> **Your task**: Write the lines out again, from the top of the material to the line containing "['#1f77b4', '#ff7f0e', '#2ca02c', '#d62728', '#9467bd'];", pictures excluded.

- - -

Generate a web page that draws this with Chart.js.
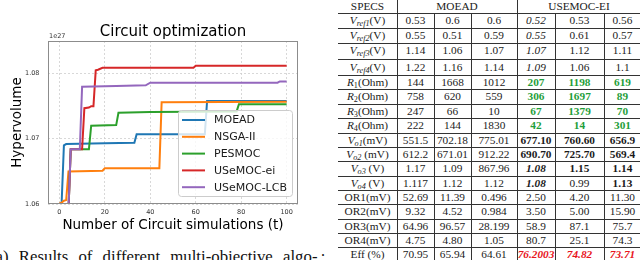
<!DOCTYPE html>
<html>
<head>
<meta charset="utf-8">
<script src="https://cdn.jsdelivr.net/npm/chart.js@4.4.0/dist/chart.umd.min.js"></script>
<style>
  body { margin: 0; width: 640px; height: 260px; overflow: hidden; background: #fff; position: relative; font-family: "Liberation Serif", serif; }
  #wrap { position: absolute; left: 0; top: 0; width: 320px; height: 245px; }
  .cell { position: absolute; text-align: center; font-size: 11.3px; white-space: nowrap; color: #1a1a1a; }
  .cell sub { font-size: 8.2px; vertical-align: -1.5px; line-height: 0; }
  .hl { position: absolute; height: 1px; background: #333; }
  .vl { position: absolute; width: 1px; background: #333; }
  .g { color: #1f9e3a; font-weight: bold; }
  .b { font-weight: bold; }
  .i { font-style: italic; }
  .bi { font-weight: bold; font-style: italic; }
  .r { color: #e8141c; font-weight: bold; font-style: italic; }
  #cap { position: absolute; left: -10px; top: 247px; font-size: 16.8px; white-space: nowrap; word-spacing: 6px; color: #111; }
  #dot { position: absolute; left: 321px; top: 242px; font-size: 16px; color: #111; }
</style>
</head>
<body>
<div id="wrap"><canvas id="c" width="320" height="245"></canvas></div>
<div id="tbl"></div>
<div id="cap">(a) Results of different multi-objective algo-</div>
<div id="dot">.</div>
<script>
// hypervolume curves (units of 1e27), t = number of circuit simulations
const seriesNames = ['MOEAD', 'NSGA-II', 'PESMOC', 'USeMOC-ei', 'USeMOC-LCB'];
const seriesColors = ['#1f77b4', '#ff7f0e', '#2ca02c', '#d62728', '#9467bd'];

const moeadT  = [0, 1, 2, 3, 20, 33, 34, 64, 65, 100];
const moeadHV = [1.0600, 1.0602, 1.0690, 1.0692, 1.0693, 1.0694, 1.0707, 1.0707, 1.0758, 1.0758];
const nsgaT   = [0, 1, 2, 3, 4, 19, 20, 44, 45, 100];
const nsgaHV  = [1.0601, 1.0602, 1.0605, 1.0606, 1.0650, 1.0651, 1.0655, 1.0655, 1.0756, 1.0757];
const pesmocT  = [4, 5, 13, 14, 25, 26, 40, 78, 79, 100];
const pesmocHV = [1.0590, 1.0684, 1.0684, 1.0720, 1.0721, 1.0740, 1.0741, 1.0742, 1.0753, 1.0753];
const eiT  = [4, 5, 10, 11, 13, 14, 15, 16, 17, 19, 59, 60, 100];
const eiHV = [1.0590, 1.0684, 1.0684, 1.0747, 1.0748, 1.0750, 1.0750, 1.0805, 1.0806, 1.0809, 1.0809, 1.0812, 1.0812];
const lcbT  = [4, 5, 9, 10, 25, 38, 40, 96, 97, 100];
const lcbHV = [1.0590, 1.0684, 1.0684, 1.0780, 1.0781, 1.0782, 1.0786, 1.0786, 1.0788, 1.0788];

const xTicks = [0, 20, 40, 60, 80, 100];
const yTicks = [1.06, 1.07, 1.08];

// table on the right
const specRows = [
  '<i>V<sub>ref1</sub></i>(V)', '<i>V<sub>ref2</sub></i>(V)', '<i>V<sub>ref3</sub></i>(V)', '<i>V<sub>ref4</sub></i>(V)',
  '<i>R</i><sub>1</sub>(Ohm)', '<i>R</i><sub>2</sub>(Ohm)', '<i>R</i><sub>3</sub>(Ohm)', '<i>R</i><sub>4</sub>(Ohm)',
  '<i>V<sub>o1</sub></i>(mV)', '<i>V<sub>o2</sub></i> (mV)', '<i>V<sub>o3</sub></i> (V)', '<i>V<sub>o4</sub></i> (V)',
  'OR1(mV)', 'OR2(mV)', 'OR3(mV)', 'OR4(mV)', 'Eff (%)'
];
const moeadVals = [
  ['0.53', '0.6', '0.6'], ['0.55', '0.51', '0.59'], ['1.14', '1.06', '1.07'], ['1.22', '1.16', '1.14'],
  ['144', '1668', '1012'], ['758', '620', '559'], ['247', '66', '10'], ['222', '144', '1830'],
  ['551.5', '702.18', '775.01'], ['612.2', '671.01', '912.22'], ['1.17', '1.09', '867.96'], ['1.117', '1.12', '1.12'],
  ['52.69', '11.39', '0.496'], ['9.32', '4.52', '0.984'], ['64.96', '96.57', '28.199'], ['4.75', '4.80', '1.05'],
  ['70.95', '65.94', '64.61']
];
const usemocVals = [
  ['0.52', '0.53', '0.56'], ['0.55', '0.61', '0.57'], ['1.07', '1.12', '1.11'], ['1.09', '1.06', '1.1'],
  ['207', '1198', '619'], ['306', '1697', '89'], ['67', '1379', '70'], ['42', '14', '301'],
  ['677.10', '760.60', '656.9'], ['690.70', '725.70', '569.4'], ['1.08', '1.15', '1.14'], ['1.08', '0.99', '1.13'],
  ['2.50', '4.20', '11.30'], ['3.50', '5.00', '15.90'], ['58.9', '87.1', '75.7'], ['80.7', '25.1', '74.3'],
  ['76.2003', '74.82', '73.71']
];
const usemocStyle = [
  ['i', '', ''], ['i', '', ''], ['i', '', ''], ['i', '', ''],
  ['g', 'g', 'g'], ['g', 'g', 'g'], ['g', 'g', 'g'], ['g', 'g', 'g'],
  ['b', 'b', 'b'], ['b', 'b', 'b'], ['bi', 'b', 'b'], ['bi', '', 'b'],
  ['', '', ''], ['', '', ''], ['', '', ''], ['', '', ''],
  ['r', 'r', 'r']
];

const colEdges = [338, 397, 434, 471, 517, 555, 604, 641];
const rowEdges = [0, 13.3, 28, 43.3, 59, 75, 89.3, 104, 118.3, 132.7, 147, 161.3, 175.6, 190, 204.3, 218.6, 233, 247.3, 261.6];

const tbl = document.getElementById('tbl');
function cell(x0, x1, y0, y1, html, cls) {
  const d = document.createElement('div');
  d.className = 'cell ' + (cls || '');
  d.style.left = x0 + 'px';
  d.style.width = (x1 - x0) + 'px';
  d.style.top = y0 + 'px';
  d.style.height = (y1 - y0) + 'px';
  d.style.lineHeight = (y1 - y0) + 'px';
  d.innerHTML = html;
  tbl.appendChild(d);
}
function line(cls, x, y, len) {
  const d = document.createElement('div');
  d.className = cls;
  d.style.left = x + 'px';
  d.style.top = y + 'px';
  if (cls == 'hl') d.style.width = len + 'px'; else d.style.height = len + 'px';
  tbl.appendChild(d);
}

cell(colEdges[0], colEdges[1], rowEdges[0], rowEdges[1], 'SPECS');
cell(colEdges[1], colEdges[4], rowEdges[0], rowEdges[1], 'MOEAD');
cell(colEdges[4], colEdges[7], rowEdges[0], rowEdges[1], 'USEMOC-EI');
for (let r = 0; r < specRows.length; r++) {
  const y0 = rowEdges[r + 1], y1 = rowEdges[r + 2];
  cell(colEdges[0], colEdges[1], y0, y1, specRows[r]);
  for (let c = 0; c < 3; c++) {
    cell(colEdges[c + 1], colEdges[c + 2], y0, y1, moeadVals[r][c]);
    cell(colEdges[c + 4], colEdges[c + 5], y0, y1, usemocVals[r][c], usemocStyle[r][c]);
  }
}
for (let r = 1; r < rowEdges.length; r++) {
  line('hl', colEdges[0], Math.round(rowEdges[r]), 302);
}
line('vl', colEdges[1], 0, 262);
line('vl', colEdges[4], 0, 262);
[2, 3, 5, 6].forEach(function(c) { line('vl', colEdges[c], Math.round(rowEdges[1]), 262); });

// chart
Chart.defaults.font.family = "'DejaVu Sans', sans-serif";

const curves = [[moeadT, moeadHV], [nsgaT, nsgaHV], [pesmocT, pesmocHV], [eiT, eiHV], [lcbT, lcbHV]];
const datasets = curves.map(function(s, i) {
  return {
    label: seriesNames[i],
    data: s[0].map(function(t, j) { return {x: t, y: s[1][j]}; }),
    borderColor: seriesColors[i],
    backgroundColor: seriesColors[i],
    borderWidth: 2,
    pointRadius: 0,
    tension: 0,
    fill: false,
    order: 5 - i
  };
});

const decor = {
  id: 'decor',
  afterDraw(chart) {
    const ctx = chart.ctx, a = chart.chartArea;
    ctx.save();
    // frame
    ctx.strokeStyle = '#8c8c8c';
    ctx.lineWidth = 1;
    ctx.strokeRect(a.left + 0.5, a.top + 0.5, a.right - a.left - 1, a.bottom - a.top - 1);
    // legend
    const bx = a.right - 120, by = a.bottom - 94, bw = 114, bh = 86;
    ctx.fillStyle = 'rgba(255,255,255,0.8)';
    ctx.strokeStyle = '#cccccc';
    ctx.beginPath();
    ctx.roundRect(bx + 0.5, by + 0.5, bw, bh, 3);
    ctx.fill();
    ctx.stroke();
    ctx.font = "11px 'DejaVu Sans'";
    ctx.textBaseline = 'middle';
    seriesNames.forEach(function(n, i) {
      const y = by + 10 + i * 16.8;
      ctx.strokeStyle = seriesColors[i];
      ctx.lineWidth = 2;
      ctx.beginPath();
      ctx.moveTo(bx + 4, y);
      ctx.lineTo(bx + 27, y);
      ctx.stroke();
      ctx.fillStyle = '#1a1a1a';
      ctx.fillText(n, bx + 36, y + 0.5);
    });
    // title + offset text
    ctx.fillStyle = '#000';
    ctx.textAlign = 'center';
    ctx.font = "15px 'DejaVu Sans'";
    ctx.fillText('Circuit optimization', (a.left + a.right) / 2, 32);
    ctx.textAlign = 'left';
    ctx.fillStyle = '#333';
    ctx.font = "6.5px 'DejaVu Sans'";
    ctx.fillText('1e27', a.left + 1, a.top - 5);
    ctx.restore();
  }
};

new Chart(document.getElementById('c').getContext('2d'), {
  type: 'line',
  data: {datasets: datasets},
  options: {
    responsive: false,
    animation: false,
    layout: {padding: {left: 0, right: 22, top: 41, bottom: 0}},
    plugins: {legend: {display: false}, title: {display: false}, tooltip: {enabled: false}},
    scales: {
      x: {
        type: 'linear', min: -5, max: 105,
        afterBuildTicks: function(s) { s.ticks = xTicks.map(function(v) { return {value: v}; }); },
        afterFit: function(s) { s.height = 41; },
        grid: {color: '#cfcfcf', lineWidth: 0.8, drawTicks: false},
        border: {display: false, dash: [2, 2]},
        ticks: {font: {size: 6.5}, color: '#333', padding: 4, maxRotation: 0},
        title: {display: true, text: 'Number of Circuit simulations (t)', font: {size: 13.5}, color: '#000', padding: {top: 0, bottom: 11}}
      },
      y: {
        min: 1.06, max: 1.085,
        afterBuildTicks: function(s) { s.ticks = yTicks.map(function(v) { return {value: v}; }); },
        afterFit: function(s) { s.width = 48; },
        grid: {color: '#cfcfcf', lineWidth: 0.8, drawTicks: false},
        border: {display: false, dash: [2, 2]},
        ticks: {font: {size: 6.5}, color: '#333', padding: 8.5, callback: function(v) { return v.toFixed(2); }},
        title: {display: true, text: 'Hypervolume', font: {size: 13.5}, color: '#000', padding: {top: 9, bottom: 0}}
      }
    }
  },
  plugins: [decor]
});
</script>
</body>
</html>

- - -

> **Correct answer**:
Generate a web page that draws this with Chart.js.
<!DOCTYPE html>
<html>
<head>
<meta charset="utf-8">
<script src="https://cdn.jsdelivr.net/npm/chart.js@4.4.0/dist/chart.umd.min.js"></script>
<style>
  body { margin: 0; width: 640px; height: 260px; overflow: hidden; background: #fff; position: relative; font-family: "Liberation Serif", serif; }
  #wrap { position: absolute; left: 0; top: 0; width: 320px; height: 245px; }
  .cell { position: absolute; text-align: center; font-size: 11.3px; white-space: nowrap; color: #1a1a1a; }
  .cell sub { font-size: 8.2px; vertical-align: -1.5px; line-height: 0; }
  .hl { position: absolute; height: 1px; background: #333; }
  .vl { position: absolute; width: 1px; background: #333; }
  .g { color: #1f9e3a; font-weight: bold; }
  .b { font-weight: bold; }
  .i { font-style: italic; }
  .bi { font-weight: bold; font-style: italic; }
  .r { color: #e8141c; font-weight: bold; font-style: italic; }
  #cap { position: absolute; left: -10px; top: 247px; font-size: 16.8px; white-space: nowrap; word-spacing: 6px; color: #111; }
  #dot { position: absolute; left: 321px; top: 242px; font-size: 16px; color: #111; }
</style>
</head>
<body>
<div id="wrap"><canvas id="c" width="320" height="245"></canvas></div>
<div id="tbl"></div>
<div id="cap">(a) Results of different multi-objective algo-</div>
<div id="dot">.</div>
<script>
// hypervolume curves (units of 1e27), t = number of circuit simulations
const seriesNames = ['MOEAD', 'NSGA-II', 'PESMOC', 'USeMOC-ei', 'USeMOC-LCB'];
const seriesColors = ['#1f77b4', '#ff7f0e', '#2ca02c', '#d62728', '#9467bd'];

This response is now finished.